Edward Finkelstein, chairman of R.H. Macy & Co., the fifth-largest department store chain at the time, took the company private through an LBO valued at $3.6 billion. Ronald Perelman completed a $1.8 billion acquisition of Revlon via an LBO. Linda Wachner, former chairman of Warnaco Group, completed her hostile LBO of that firm.
Since then, those firms have had their share of troubles. R.H. Macy eventually filed for bankruptcy, and was subsequently acquired by Federated Department Stores, itself a victim of a bungled LBO by Canadian real estate mogul Robert Campeau.

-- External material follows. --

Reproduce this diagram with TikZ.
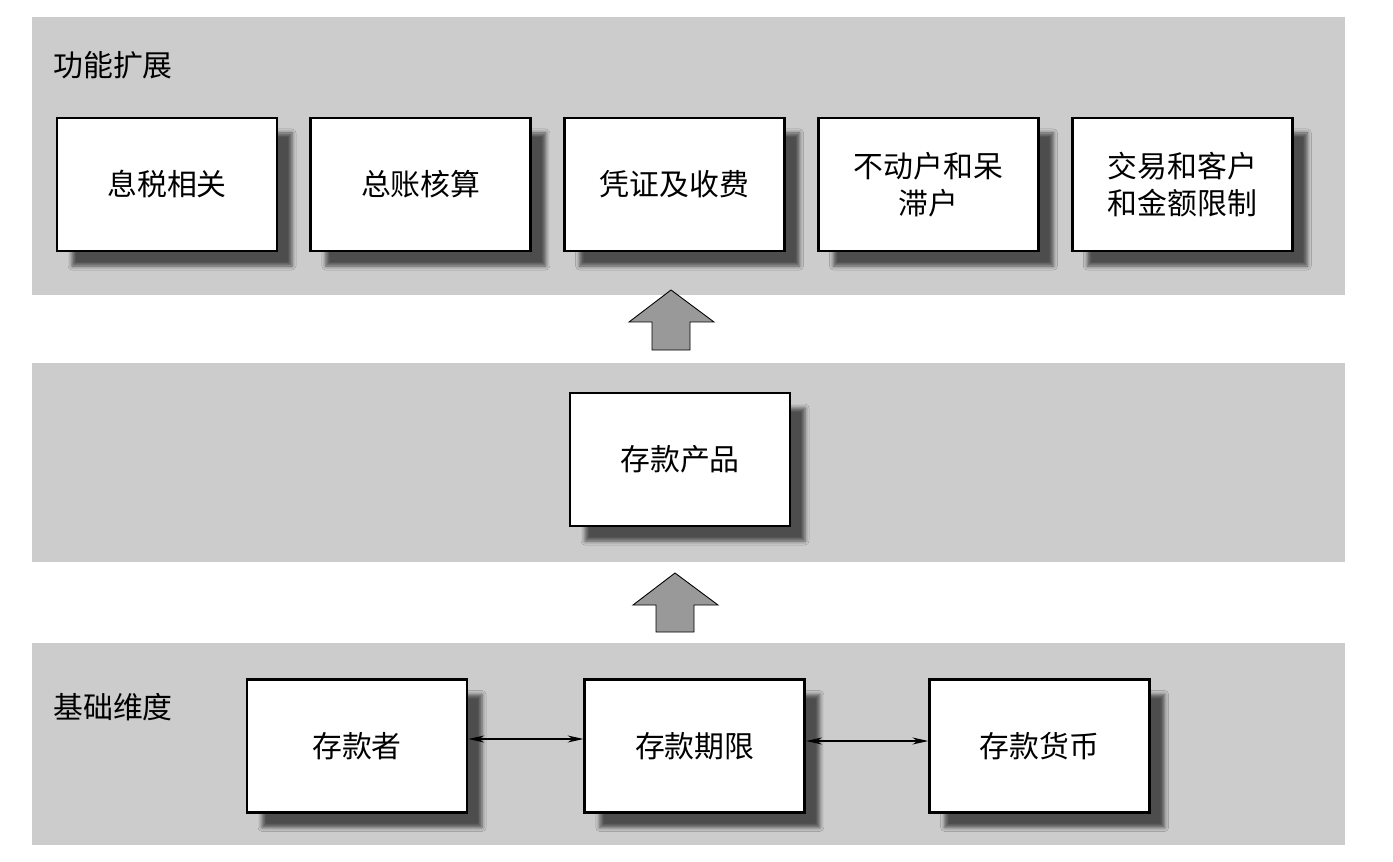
\documentclass[tikz,border=0pt]{standalone}
\usepackage{fontspec}
\newfontfamily\cjk{Noto Sans CJK SC}
\usepackage{tikz}
\usetikzlibrary{positioning, arrows.meta, shadows.blur, calc}
\definecolor{bandgray}{HTML}{CCCCCC}
\definecolor{arrowgray}{HTML}{999999}
\tikzset{
  band/.style  = {fill=bandgray, draw=none},
  mbox/.style  = {draw=black, line width=1.6pt, fill=white,
                  minimum width=4.4cm, minimum height=2.66cm,
                  align=center, inner sep=2pt,
                  font=\cjk\fontsize{17}{21}\selectfont,
                  blur shadow={shadow xshift=0.3cm, shadow yshift=-0.3cm,
                               shadow blur radius=0.08cm, shadow opacity=62}},
  title/.style = {anchor=west, inner sep=0pt,
                  font=\cjk\fontsize{17}{21}\selectfont},
  uparr/.style = {draw=black, line width=0.5pt, fill=arrowgray},
  link/.style  = {{Stealth[length=9pt,width=4pt]}-{Stealth[length=9pt,width=4pt]},
                  line width=0.6pt},
}
\begin{document}
\begin{tikzpicture}
  \useasboundingbox (0,0) rectangle (27.86,-17.24);

  % three horizontal bands
  \fill[band] (0.64,-0.34) rectangle (26.9,-5.9);
  \fill[band] (0.64,-7.26) rectangle (26.9,-11.24);
  \fill[band] (0.64,-12.86) rectangle (26.9,-16.9);

  % top: extensions
  \node[title] (exttitle) at (1.06,-1.3) {功能扩展};
  \node[mbox] (tax) at (3.34,-3.69) {息税相关};
  \node[mbox, right=0.62cm of tax] (ledger) {总账核算};
  \node[mbox, right=0.62cm of ledger] (voucher) {凭证及收费};
  \node[mbox, right=0.62cm of voucher] (dormant) {不动户和呆\\滞户};
  \node[mbox, right=0.62cm of dormant] (limit) {交易和客户\\和金额限制};

  % middle: product
  \node[mbox] (product) at (13.6,-9.19) {存款产品};

  % bottom: base dimensions
  \node[title] (basetitle) at (1.06,-14.14) {基础维度};
  \node[mbox] (depositor) at (7.14,-14.92) {存款者};
  \node[mbox, right=2.3cm of depositor] (term) {存款期限};
  \node[mbox, right=2.44cm of term] (currency) {存款货币};

  \draw[link] ([yshift=0.14cm]depositor.east) -- ([yshift=0.14cm]term.west);
  \draw[link] ([yshift=0.1cm]term.east) -- ([yshift=0.1cm]currency.west);

  % block arrows between bands
  \draw[uparr] (13.42,-5.8) -- (14.28,-6.44) -- (13.8,-6.44) -- (13.8,-7.0)
    -- (13.04,-7.0) -- (13.04,-6.44) -- (12.58,-6.44) -- cycle;
  \draw[uparr] (13.5,-11.46) -- (14.36,-12.1) -- (13.88,-12.1) -- (13.88,-12.64)
    -- (13.12,-12.64) -- (13.12,-12.1) -- (12.66,-12.1) -- cycle;
\end{tikzpicture}
\end{document}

Revlon went public in March 1996, after one failed attempt in 1992. Since the LBO, the company has been plagued by losses even back in 1992. Proceeds from the 1996 IPO — $180 million was raised through the sale of 7.5 million shares at $24 a share — were used to pay down debt. Revlon was saddled at the time by about $1.5 billion in debt from the LBO. Earlier this month, the company reported its 17th straight quarterly loss.
In the case of Warnaco, the company went public in 1991, but then, after a series of acquisitions, ran into cash-flow problems that eventually led it to file for bankruptcy. It exited bankruptcy proceedings in January, and is now known as Warnaco Inc.